_Supplied material_
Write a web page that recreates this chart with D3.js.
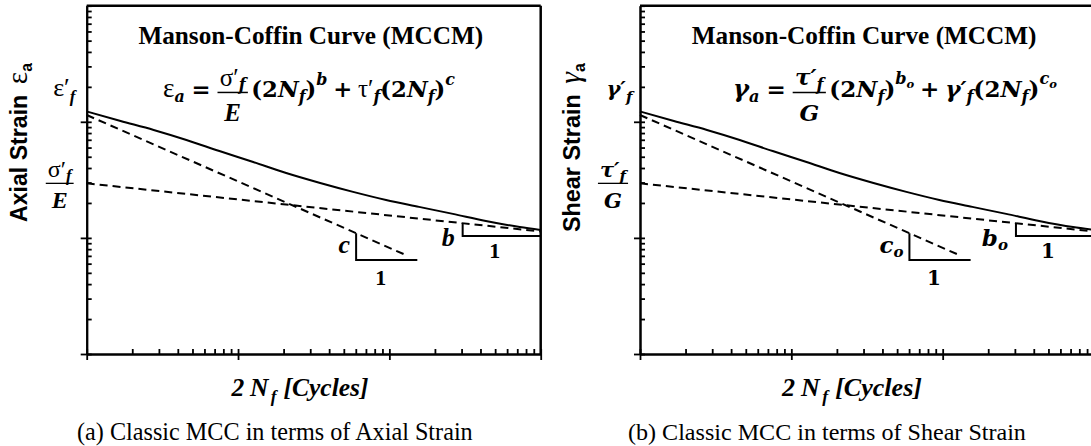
<!DOCTYPE html>
<html>
<head>
<meta charset="utf-8">
<script src="https://cdn.jsdelivr.net/npm/d3@7"></script>
<style>
  body { margin: 0; background: #fff; }
  svg text { fill: #000; }
</style>
</head>
<body>
<svg id="fig" width="1091" height="446"></svg>
<script>
// values: 2Nf (cycles) and strain amplitude, log-log
const xDomain = [1, 1000];
const yDomain = [1e-4, 1e-1];

const cycles = [1, 1.675, 2.77, 4.56, 7.53, 12.6, 20.8, 34.9, 57.6, 95.1, 157, 263, 434, 727, 1000];
const totalStrain = [0.01227, 0.01016, 0.0085, 0.00697, 0.0056, 0.0045, 0.00362, 0.00297, 0.00249, 0.00212, 0.00185, 0.00161, 0.0014, 0.00124, 0.00117];

const plasticCycles = [1, 133];
const plasticStrain = [0.01144, 0.000698];

const elasticCycles = [1, 1000];
const elasticStrain = [0.00295, 0.001135];

// slope triangles: [x left, x right, y top, y bottom]
const triC = [60.3, 153, 0.001098, 0.000645];
const triB = [305, 1000, 0.00134, 0.00104];

const W = 454, H = 348.3;

const SERIF = '"Liberation Serif", "Times New Roman", serif';
const MATH = '"DejaVu Serif", Cambria, serif';
const FONT = {
  r:   { family: SERIF, weight: 400, style: 'normal' },
  b:   { family: SERIF, weight: 700, style: 'normal' },
  bi:  { family: SERIF, weight: 700, style: 'italic' },
  i:   { family: SERIF, weight: 400, style: 'italic' },
  m:   { family: MATH, weight: 700, style: 'normal' },
  mi:  { family: MATH, weight: 700, style: 'italic' },
  sb:  { family: '"Liberation Sans", Arial, sans-serif', weight: 700, style: 'normal' }
};

function put(g, x, y, t, f, s) {
  const F = FONT[f];
  return g.append('text')
    .attr('x', x).attr('y', y)
    .style('font-family', F.family)
    .style('font-weight', F.weight)
    .style('font-style', F.style)
    .style('font-size', s + 'px')
    .text(t);
}

// draws a run of text pieces on baseline 0, returns width
function writeRuns(g, list) {
  let x = 0;
  for (const r of list) {
    x += r.pre || 0;
    if (r.num) {
      const ng = g.append('g'), dg = g.append('g');
      const nw = writeRuns(ng, r.num), dw = writeRuns(dg, r.den);
      const w = Math.max(nw, dw) + 4;
      ng.attr('transform', `translate(${x + (w - nw) / 2},${-r.up})`);
      dg.attr('transform', `translate(${x + (w - dw) / 2},${r.down})`);
      g.append('line')
        .attr('x1', x).attr('x2', x + w)
        .attr('y1', -r.bar).attr('y2', -r.bar)
        .attr('stroke', '#000').attr('stroke-width', 1.3);
      x += w;
    } else {
      const t = put(g, x, r.dy || 0, r.t, r.f, r.s || 22);
      x += t.node().getComputedTextLength();
    }
    x += r.post || 0;
  }
  return x;
}

function block(parent, x, y, list, anchor, rot, fitW) {
  const g = parent.append('g');
  const w = writeRuns(g, list);
  const k = fitW ? fitW / w : 1;
  const shift = anchor === 'middle' ? -w / 2 : anchor === 'end' ? -w : 0;
  g.attr('transform', `translate(${x},${y})${rot ? ' rotate(' + rot + ')' : ''} scale(${k}) translate(${shift},0)`);
  return g;
}

const sub = (t, f = 'mi', s = 14) => ({ t, f, s, dy: 4 });
const sup = (t, f = 'mi', s = 14) => ({ t, f, s, dy: -11 });

const panels = [
  {
    ox: 86.7,
    formulaX: 163 - 86.7, formulaW: 292,
    formula: [
      { t: 'ε', f: 'r', s: 24 }, sub('a'),
      { t: '=', f: 'm', s: 20, pre: 6, post: 6 },
      { num: [{ t: 'σ′', f: 'r', s: 22 }, sub('f')], den: [{ t: 'E', f: 'bi', s: 22 }], up: 10, down: 21, bar: 4 },
      { t: '(2', f: 'm', s: 20, pre: 3 }, { t: 'N', f: 'mi', s: 20 }, sub('f'), { t: ')', f: 'm', s: 20 },
      sup('b'),
      { t: '+', f: 'm', s: 20, pre: 5, post: 5 },
      { t: 'τ′', f: 'r', s: 22 }, sub('f'),
      { t: '(2', f: 'm', s: 20 }, { t: 'N', f: 'mi', s: 20 }, sub('f'), { t: ')', f: 'm', s: 20 },
      sup('c')
    ],
    yTitle: [{ t: 'Axial Strain', f: 'sb', s: 22 }, { t: 'ε', f: 'r', s: 28, pre: 10 }, { t: 'a', f: 'sb', s: 15, dy: 5 }],
    yTitleX: 27 - 86.7, yTitleW: 159,
    topLabel: [{ t: 'ε′', f: 'r', s: 26 }, { t: 'f', f: 'bi', s: 17, dy: 6 }],
    fracLabel: [{ num: [{ t: 'σ′', f: 'r', s: 24 }, { t: 'f', f: 'bi', s: 17, dy: 4 }], den: [{ t: 'E', f: 'bi', s: 24 }], up: 6.5, down: 24.5, bar: 0 }],
    cLabel: [{ t: 'c', f: 'bi', s: 26 }],
    bLabel: [{ t: 'b', f: 'bi', s: 26 }],
    one: { t: '1', f: 'b', s: 22 },
    caption: '(a) Classic MCC in terms of Axial Strain',
    captionX: 275, captionW: 396,
    xTitleX: 300, xTitleW: 137
  },
  {
    ox: 640,
    formulaX: 733 - 640, formulaW: 324,
    formula: [
      { t: 'γ', f: 'mi', s: 21 }, sub('a'),
      { t: '=', f: 'm', s: 20, pre: 6, post: 6 },
      { num: [{ t: 'τ′', f: 'mi', s: 20 }, sub('f')], den: [{ t: 'G', f: 'mi', s: 20 }], up: 10, down: 21, bar: 4 },
      { t: '(2', f: 'm', s: 20, pre: 3 }, { t: 'N', f: 'mi', s: 20 }, sub('f'), { t: ')', f: 'm', s: 20 },
      sup('b'), { t: 'o', f: 'mi', s: 10, dy: -8 },
      { t: '+', f: 'm', s: 20, pre: 5, post: 5 },
      { t: 'γ′', f: 'mi', s: 20 }, sub('f'),
      { t: '(2', f: 'm', s: 20 }, { t: 'N', f: 'mi', s: 20 }, sub('f'), { t: ')', f: 'm', s: 20 },
      sup('c'), { t: 'o', f: 'mi', s: 10, dy: -8 }
    ],
    yTitle: [{ t: 'Shear Strain', f: 'sb', s: 22 }, { t: 'γ', f: 'i', s: 28, pre: 10 }, { t: 'a', f: 'sb', s: 15, dy: 5 }],
    yTitleX: 580 - 640, yTitleW: 169,
    topLabel: [{ t: 'γ′', f: 'mi', s: 21 }, { t: 'f', f: 'mi', s: 15, dy: 6 }],
    fracLabel: [{ num: [{ t: 'τ′', f: 'mi', s: 21 }, { t: 'f', f: 'mi', s: 15, dy: 4 }], den: [{ t: 'G', f: 'mi', s: 21 }], up: 6, down: 25, bar: 0 }],
    cLabel: [{ t: 'c', f: 'mi', s: 23 }, { t: 'o', f: 'mi', s: 15, dy: 4 }],
    bLabel: [{ t: 'b', f: 'mi', s: 23 }, { t: 'o', f: 'mi', s: 15, dy: 4 }],
    one: { t: '1', f: 'm', s: 20 },
    caption: '(b) Classic MCC in terms of Shear Strain',
    captionX: 827, captionW: 398,
    xTitleX: 852, xTitleW: 140
  }
];

const svg = d3.select('#fig');

function styleAxis(sel) {
  sel.selectAll('path').attr('stroke', '#000').attr('stroke-width', 2);
  sel.selectAll('line').attr('stroke', '#000').attr('stroke-width', 1.8);
}

panels.forEach(p => {
  const g = svg.append('g').attr('transform', `translate(${p.ox},5.7)`);
  const x = d3.scaleLog().domain(xDomain).range([0, W]);
  const y = d3.scaleLog().domain(yDomain).range([H, 0]);
  const xMajor = [1, 10, 100, 1000];
  const yMajor = [1e-4, 1e-3, 1e-2];

  // inward minor + major ticks, majors also poke outward
  g.append('g').attr('transform', `translate(0,${H})`)
    .call(d3.axisTop(x).tickValues(x.ticks()).tickSize(5).tickSizeOuter(0).tickFormat(''))
    .call(styleAxis);
  g.append('g').attr('transform', `translate(0,${H})`)
    .call(d3.axisBottom(x).tickValues(xMajor).tickSize(6).tickSizeOuter(0).tickFormat(''))
    .call(styleAxis);
  g.append('g')
    .call(d3.axisRight(y).tickValues(y.ticks()).tickSize(5).tickSizeOuter(0).tickFormat(''))
    .call(styleAxis);
  g.append('g')
    .call(d3.axisLeft(y).tickValues(yMajor).tickSize(6).tickSizeOuter(0).tickFormat(''))
    .call(styleAxis);

  // frame top and right
  g.append('line').attr('x1', 0).attr('x2', W).attr('y1', 0).attr('y2', 0)
    .attr('stroke', '#000').attr('stroke-width', 2.5);
  g.append('line').attr('x1', W).attr('x2', W).attr('y1', 0).attr('y2', H)
    .attr('stroke', '#000').attr('stroke-width', 2.5);

  const line = d3.line().x(d => x(d[0])).y(d => y(d[1]));

  g.append('path')
    .attr('d', line.curve(d3.curveMonotoneX)(d3.zip(cycles, totalStrain)))
    .attr('fill', 'none').attr('stroke', '#000').attr('stroke-width', 2);
  line.curve(d3.curveLinear);
  [[plasticCycles, plasticStrain], [elasticCycles, elasticStrain]].forEach(([cx, cy]) => {
    g.append('path')
      .attr('d', line(d3.zip(cx, cy)))
      .attr('fill', 'none').attr('stroke', '#000').attr('stroke-width', 2)
      .attr('stroke-dasharray', '8,5');
  });

  // slope triangles
  [triC, triB].forEach(t => {
    g.append('path')
      .attr('d', line([[t[0], t[2]], [t[0], t[3]], [t[1], t[3]]]))
      .attr('fill', 'none').attr('stroke', '#000').attr('stroke-width', 2);
  });

  block(g, x(triC[0]) - 6, y(triC[3]) - 7, p.cLabel, 'end');
  block(g, (x(triC[0]) + x(triC[1])) / 2 - 6, y(triC[3]) + 25, [p.one], 'middle');
  block(g, x(triB[0]) - 8, y(triB[3]) + 10, p.bLabel, 'end');
  block(g, (x(triB[0]) + x(triB[1])) / 2 - 7, y(triB[3]) + 22, [p.one], 'middle');

  // y-axis annotations
  block(g, -33.5, y(plasticStrain[0]) - 19, p.topLabel, 'start');
  block(g, -27, y(elasticStrain[0]), p.fracLabel, 'middle');

  // titles
  block(g, 224.2, 38.3, [{ t: 'Manson-Coffin Curve (MCCM)', f: 'b', s: 24 }], 'middle', 0, 345);
  block(g, p.formulaX, 91.3, p.formula, 'start', 0, p.formulaW);
  block(g, p.yTitleX, 57.3, p.yTitle, 'end', -90, p.yTitleW);

  block(svg, p.xTitleX, 396, [
    { t: '2', f: 'bi', s: 22 }, { t: 'N', f: 'bi', s: 22, pre: 5 },
    { t: 'f', f: 'bi', s: 15, dy: 5, pre: 2 }, { t: '[Cycles]', f: 'bi', s: 22, pre: 6 }
  ], 'middle', 0, p.xTitleW);
  block(svg, p.captionX, 440, [{ t: p.caption, f: 'r', s: 24 }], 'middle', 0, p.captionW);
});
</script>
</body>
</html>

_Direction_
Write down every line from the opening of the listing to the line with "const W = 454, H = 348.3;", both included, and nothing else; the pictures are omitted.

_Response to this exercise_
Write a web page that recreates this chart with D3.js.
<!DOCTYPE html>
<html>
<head>
<meta charset="utf-8">
<script src="https://cdn.jsdelivr.net/npm/d3@7"></script>
<style>
  body { margin: 0; background: #fff; }
  svg text { fill: #000; }
</style>
</head>
<body>
<svg id="fig" width="1091" height="446"></svg>
<script>
// values: 2Nf (cycles) and strain amplitude, log-log
const xDomain = [1, 1000];
const yDomain = [1e-4, 1e-1];

const cycles = [1, 1.675, 2.77, 4.56, 7.53, 12.6, 20.8, 34.9, 57.6, 95.1, 157, 263, 434, 727, 1000];
const totalStrain = [0.01227, 0.01016, 0.0085, 0.00697, 0.0056, 0.0045, 0.00362, 0.00297, 0.00249, 0.00212, 0.00185, 0.00161, 0.0014, 0.00124, 0.00117];

const plasticCycles = [1, 133];
const plasticStrain = [0.01144, 0.000698];

const elasticCycles = [1, 1000];
const elasticStrain = [0.00295, 0.001135];

// slope triangles: [x left, x right, y top, y bottom]
const triC = [60.3, 153, 0.001098, 0.000645];
const triB = [305, 1000, 0.00134, 0.00104];

const W = 454, H = 348.3;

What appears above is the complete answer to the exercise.